The past few weeks, I have been reflecting quite a bit on forgiveness. In part, this came about because of a film we watched a few months ago called The Power of Forgiveness. One of the women in the film, Alexandra Asseily said in the film, “I think that if we all just remember that if we forgive ourselves, it’s a wonderful beginning to forgiveness. Because actually, if we really forgive ourselves for all the wickedness we think we have inside or all the things we think are wrong with ourselves, we would then be so much more compassionate with others. And I think probably it’s our lack of compassion with ourselves that makes us so upset with others.”
Forgiving ourselves is an opportunity to break the emotional ties to the pain and set ourselves free. It is an opportunity to release the pain, anger, and other emotions that have built up within us over time. As we release this pain, we are able to move from a space where the past shapes our present to a space where we are experiencing the fullness of the present. Forgiveness is not about forgetting the events, which harmed us, but releasing the emotion attached to the memory so we can heal and evolve in our lives.
Forgiveness is not always instantaneous. It is, in some respects, like losing weight. Some of us have more weight to lose than others do and it will be released over time. Over time, however, if we are intentional about releasing the emotion, we will learn how to live more fully in the present. Some of us have been carrying this emotional and mental weight with us for quite some time, so learning how to live without that pain and negative energy is a time of transition and a time to develop a new way of being and living in the world. Self-forgiveness is not always easy, but the option is to live continuously with the pain.
Perhaps one of the most interesting conversations I have ever had about forgiveness, was a few years ago when someone asked me to provide him with a cost benefit analysis of forgiveness. He wanted to know what it would cost him and how it would benefit him. While I had never been asked to talk about forgiveness in that manner, I found it easy to do. The costs, I explained to him, was that when we fail to forgive ourselves, we stay entrenched in the hurt and unresolved pain, and continue to behave in ways that contribute to harm and suffering. Often time, this negative energy erodes our sense of self-esteem and self-worth. It can also affect our relationships as we become defensive or distant. Sometimes the inability to forgive ourselves can make us physically ill and can at times become self-destructive.

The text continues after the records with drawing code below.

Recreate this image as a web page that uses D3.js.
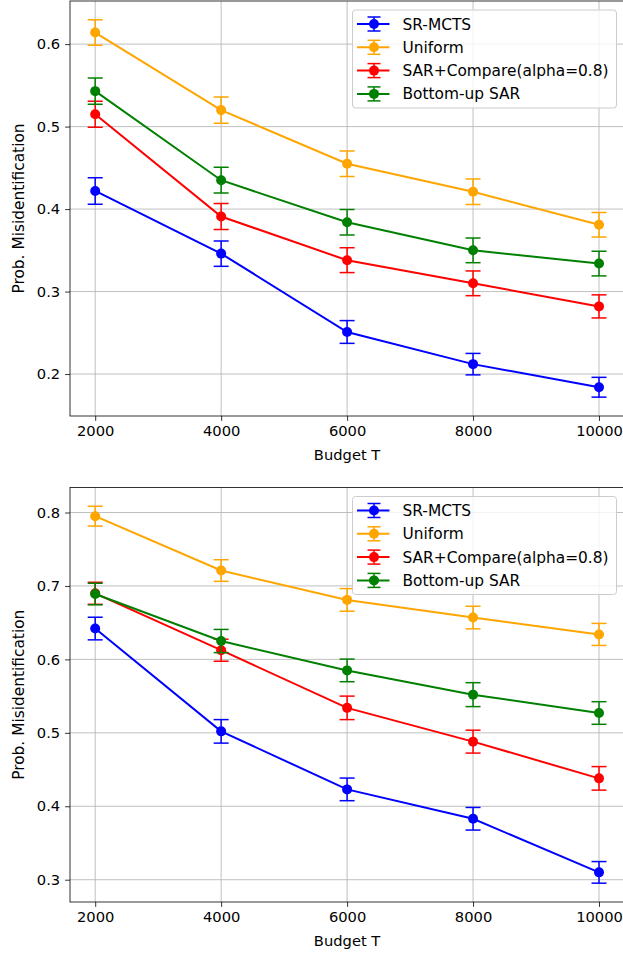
<!DOCTYPE html>
<html>
<head>
<meta charset="utf-8">
<script src="https://cdn.jsdelivr.net/npm/d3@7"></script>
<style>
  html, body { margin: 0; padding: 0; background: #ffffff; }
  svg { display: block; font-family: "DejaVu Sans", sans-serif; }
</style>
</head>
<body>
<svg id="chart" width="623" height="955"></svg>
<script>
// ---------------- data ----------------
const budgets = [2000, 4000, 6000, 8000, 10000];
const xTickLabels = ["2000", "4000", "6000", "8000", "10000"];
const seriesNames = ["SR-MCTS", "Uniform", "SAR+Compare(alpha=0.8)", "Bottom-up SAR"];
const seriesColors = ["#0000ff", "#ffa500", "#ff0000", "#008000"];

// Panel 1 (top)
const top_srmcts   = [0.422, 0.346, 0.251, 0.212, 0.184];
const top_srmctsErr  = [0.016, 0.0154, 0.0138, 0.013, 0.012];
const top_uniform  = [0.614, 0.520, 0.455, 0.421, 0.381];
const top_uniformErr = [0.0154, 0.0158, 0.0154, 0.0154, 0.0148];
const top_sar      = [0.515, 0.391, 0.338, 0.310, 0.282];
const top_sarErr     = [0.0158, 0.0158, 0.015, 0.015, 0.014];
const top_bottomup = [0.543, 0.435, 0.384, 0.350, 0.334];
const top_bottomupErr= [0.016, 0.0156, 0.0154, 0.015, 0.015];
const topYTicks = [0.2, 0.3, 0.4, 0.5, 0.6];

// Panel 2 (bottom)
const bot_srmcts   = [0.642, 0.502, 0.423, 0.383, 0.310];
const bot_srmctsErr  = [0.0154, 0.016, 0.0154, 0.0154, 0.0147];
const bot_uniform  = [0.795, 0.721, 0.681, 0.657, 0.634];
const bot_uniformErr = [0.0134, 0.0147, 0.0154, 0.0154, 0.015];
const bot_sar      = [0.690, 0.6125, 0.534, 0.488, 0.438];
const bot_sarErr     = [0.015, 0.015, 0.016, 0.0156, 0.016];
const bot_bottomup = [0.689, 0.625, 0.585, 0.552, 0.527];
const bot_bottomupErr= [0.0147, 0.0158, 0.0154, 0.0163, 0.0154];
const botYTicks = [0.3, 0.4, 0.5, 0.6, 0.7, 0.8];

const xLabel = "Budget T";
const yLabel = "Prob. Misidentification";

// ---------------- drawing ----------------
const svg = d3.select("#chart");
const FONT = 14.7;
const LFONT = 15.4;

function drawPanel(cfg) {
  const { top, bottom, left, right, values, errs, yTicks } = cfg;
  const g = svg.append("g");

  // domains like matplotlib autoscale with 5% margins
  const xMin = d3.min(budgets), xMax = d3.max(budgets);
  const xm = (xMax - xMin) * 0.05;
  const x = d3.scaleLinear().domain([xMin - xm, xMax + xm]).range([left, right]);

  let lo = Infinity, hi = -Infinity;
  values.forEach((vs, i) => vs.forEach((v, j) => {
    lo = Math.min(lo, v - errs[i][j]);
    hi = Math.max(hi, v + errs[i][j]);
  }));
  const ym = (hi - lo) * 0.05;
  const y = d3.scaleLinear().domain([lo - ym, hi + ym]).range([bottom, top]);

  // clip for plot area
  const clipId = "clip" + Math.round(top);
  svg.append("clipPath").attr("id", clipId)
    .append("rect").attr("x", left).attr("y", top)
    .attr("width", right - left).attr("height", bottom - top);

  // grid
  const grid = g.append("g").attr("clip-path", `url(#${clipId})`);
  grid.selectAll(null).data(budgets).enter().append("line")
    .attr("x1", d => x(d)).attr("x2", d => x(d))
    .attr("y1", top).attr("y2", bottom)
    .attr("stroke", "#b0b0b0").attr("stroke-width", 0.8);
  grid.selectAll(null).data(yTicks).enter().append("line")
    .attr("x1", left).attr("x2", right)
    .attr("y1", d => y(d)).attr("y2", d => y(d))
    .attr("stroke", "#b0b0b0").attr("stroke-width", 0.8);

  // axes
  const xAxis = d3.axisBottom(x).tickValues(budgets)
    .tickFormat((d, i) => xTickLabels[i]).tickSize(4.9).tickPadding(4.9);
  const gx = g.append("g").attr("transform", `translate(0,${bottom})`).call(xAxis);
  const yAxis = d3.axisLeft(y).tickValues(yTicks)
    .tickFormat(d3.format(".1f")).tickSize(4.9).tickPadding(4.9);
  const gy = g.append("g").attr("transform", `translate(${left},0)`).call(yAxis);
  [gx, gy].forEach(a => {
    a.select(".domain").remove();
    a.selectAll(".tick line").attr("stroke", "#000").attr("stroke-width", 0.8);
    a.selectAll(".tick text").attr("fill", "#000")
      .style("font-family", "DejaVu Sans").style("font-size", FONT + "px");
  });

  // series
  const plot = g.append("g").attr("clip-path", `url(#${clipId})`);
  const line = d3.line().x(d => x(d.x)).y(d => y(d.y));
  values.forEach((vs, i) => {
    const color = seriesColors[i];
    const pts = vs.map((v, j) => ({ x: budgets[j], y: v, e: errs[i][j] }));
    const s = plot.append("g");
    // error bars
    s.selectAll(null).data(pts).enter().append("line")
      .attr("x1", d => x(d.x)).attr("x2", d => x(d.x))
      .attr("y1", d => y(d.y - d.e)).attr("y2", d => y(d.y + d.e))
      .attr("stroke", color).attr("stroke-width", 1.5);
    [-1, 1].forEach(sign => {
      s.selectAll(null).data(pts).enter().append("line")
        .attr("x1", d => x(d.x) - 7.5).attr("x2", d => x(d.x) + 7.5)
        .attr("y1", d => y(d.y + sign * d.e))
        .attr("y2", d => y(d.y + sign * d.e))
        .attr("stroke", color).attr("stroke-width", 1.5);
    });
    s.append("path").datum(pts).attr("d", line)
      .attr("fill", "none").attr("stroke", color).attr("stroke-width", 2);
    s.selectAll(null).data(pts).enter().append("circle")
      .attr("cx", d => x(d.x)).attr("cy", d => y(d.y)).attr("r", 5)
      .attr("fill", color);
  });

  // spines (left, bottom, top; right falls off canvas)
  g.append("rect").attr("x", left).attr("y", top)
    .attr("width", right - left).attr("height", bottom - top)
    .attr("fill", "none").attr("stroke", "#000").attr("stroke-width", 0.8);

  // axis labels
  g.append("text").attr("x", (left + right) / 2).attr("y", bottom + 44)
    .attr("text-anchor", "middle").style("font-size", FONT + "px").text(xLabel);
  g.append("text")
    .attr("transform", `translate(24,${(top + bottom) / 2}) rotate(-90)`)
    .attr("text-anchor", "middle").style("font-size", LFONT + "px").text(yLabel);

  // legend
  const lx = 352.5, ly = top + 9, lw = 264, lh = 98;
  const lg = g.append("g");
  lg.append("rect").attr("x", lx).attr("y", ly).attr("width", lw).attr("height", lh)
    .attr("rx", 3).attr("fill", "#ffffff").attr("fill-opacity", 0.8)
    .attr("stroke", "#cccccc").attr("stroke-width", 1);
  seriesNames.forEach((name, i) => {
    const cy = ly + 14 + i * 23.3;
    const c = seriesColors[i];
    lg.append("line").attr("x1", lx + 4.5).attr("x2", lx + 37).attr("y1", cy).attr("y2", cy)
      .attr("stroke", c).attr("stroke-width", 2);
    lg.append("line").attr("x1", lx + 21.5).attr("x2", lx + 21.5).attr("y1", cy - 7).attr("y2", cy + 7)
      .attr("stroke", c).attr("stroke-width", 1.5);
    [-7, 7].forEach(o => lg.append("line").attr("x1", lx + 15).attr("x2", lx + 28)
      .attr("y1", cy + o).attr("y2", cy + o).attr("stroke", c).attr("stroke-width", 1.5));
    lg.append("circle").attr("cx", lx + 21.5).attr("cy", cy).attr("r", 5).attr("fill", c);
    lg.append("text").attr("x", lx + 50).attr("y", cy + 5.5)
      .style("font-size", LFONT + "px").attr("fill", "#000").text(name);
  });
}

drawPanel({
  top: 1, bottom: 416, left: 70, right: 624.2,
  values: [top_srmcts, top_uniform, top_sar, top_bottomup],
  errs: [top_srmctsErr, top_uniformErr, top_sarErr, top_bottomupErr],
  yTicks: topYTicks
});
drawPanel({
  top: 487.5, bottom: 902, left: 70, right: 624.2,
  values: [bot_srmcts, bot_uniform, bot_sar, bot_bottomup],
  errs: [bot_srmctsErr, bot_uniformErr, bot_sarErr, bot_bottomupErr],
  yTicks: botYTicks
});
</script>
</body>
</html>
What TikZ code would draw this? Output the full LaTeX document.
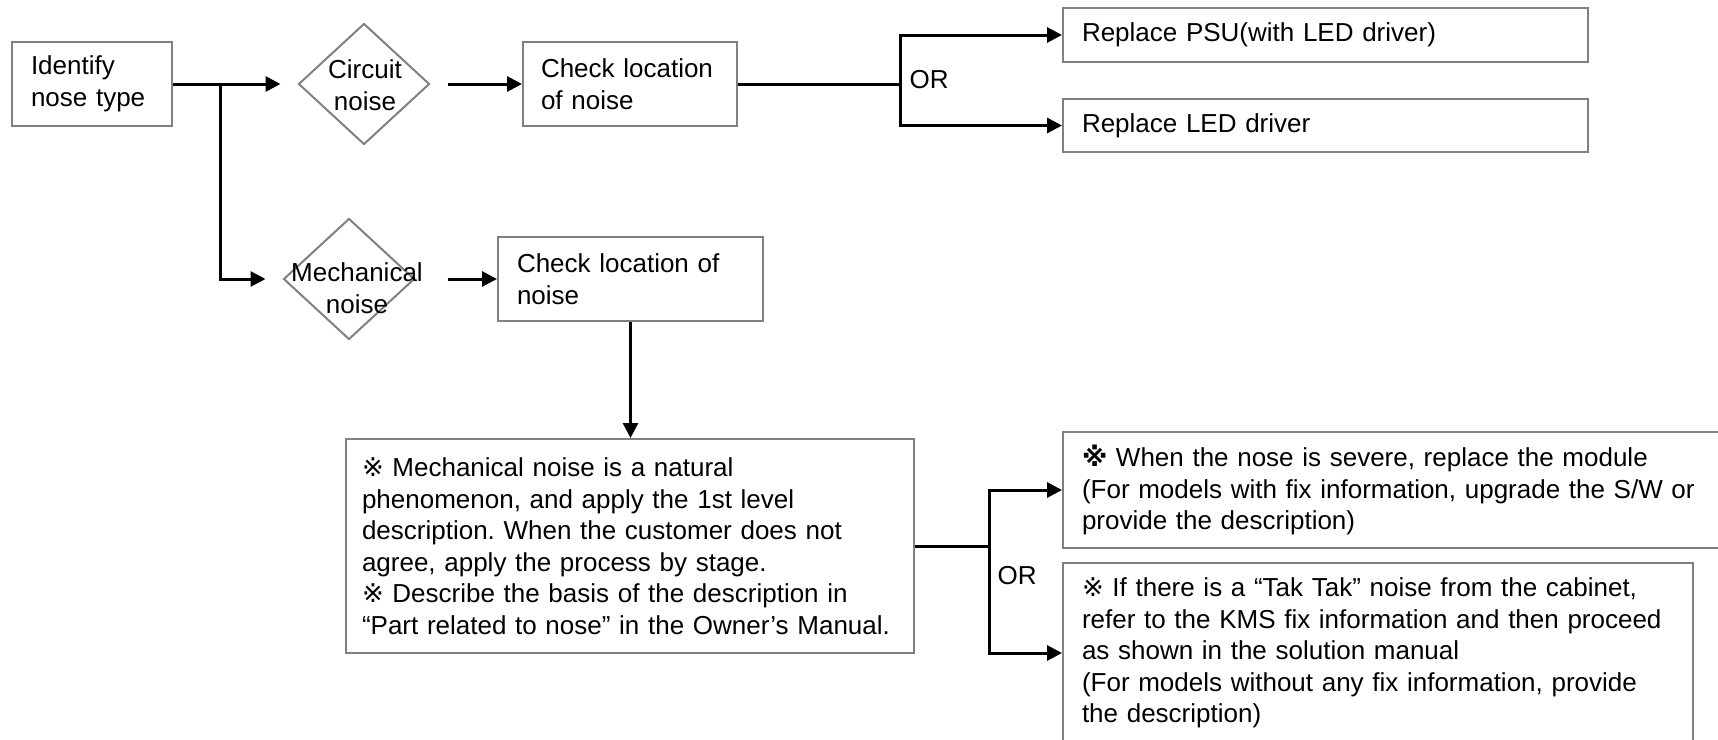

On the other hand, when we learn how to forgive ourselves, we learn stop beating ourselves up for past mistakes. We lay the whip down and begin loving ourselves in healthy and nurturing ways. We celebrate the fact that we are human and we do make mistakes. We own then, acknowledge them, release them, and then celebrate our emancipation from the pain.
Forgiving ourselves can have many benefits. We realize we are greater than our own evaluation of our self and we are of value and worthy of being loved in a positive and respectful way.
The power to forgive one’s self lies within each of us. We each have the power to forgive ourselves and to live more fully in the present, healed, whole, and open to spiritual growth and evolution.